L’immagine era stata scattata durante lo sciopero generale degli edili del 1969. Lei era scesa in piazza con una bandiera rossa a manifestare e incontrò un gruppo di sindacalisti dell’Emilia-Romagna, che gliela strapparono dalle mani per buttarla a terra. Questo perché era una protesta sindacale e, secondo loro, non si potevano portare simboli rossi. «Non c’erano neanche la falce e il martello del PCI», dice la fondatrice. Un fotografo la immortalò mentre, con la bandiera arrotolata intorno al corpo, aveva lo sguardo perso perché non trovava più i suoi compagni. «Questa fotografia è evidentemente piaciuta al Partito Comunista, che ha stampato il poster e lo ha attaccato ovunque. Avrei voluto fargli causa, ma naturalmente non l’ho fatto».

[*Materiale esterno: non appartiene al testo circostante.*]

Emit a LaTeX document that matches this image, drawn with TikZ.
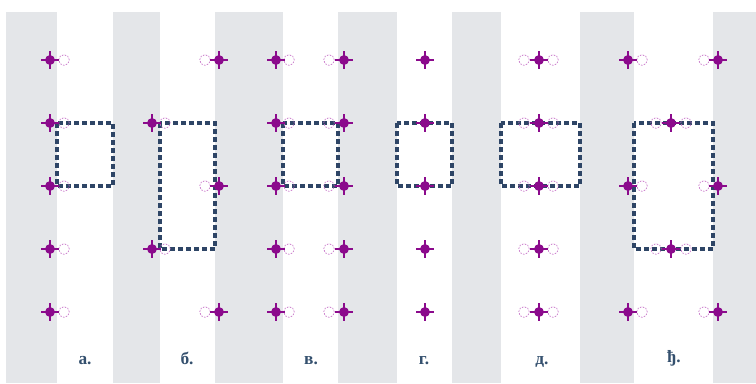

Il Mare di Giulia e Marco è spesso coinvolto in molti eventi culturali, organizzati all’interno o all’esterno del negozio. «Abbiamo fatto grandi cose, come per esempio una rassegna a Piazza del Popolo, Amor di mare, giocando sul fatto che Roma al contrario è “amor”. Abbiamo collaborato anche con l’imbarcazione del Consiglio Nazionale della Ricerca, la Bannock, che poi hanno demolito. Si trattava di una biblioteca navigante che ha girato tutta l’Italia», dice Marco.
«Più che una semplice libreria, noi abbiamo cercato di fare amare agli italiani il mare in tutti i modi e lo abbiamo fatto perché siamo appassionati, ci crediamo. La cultura è importante, senza non si fa niente», conclude la donna.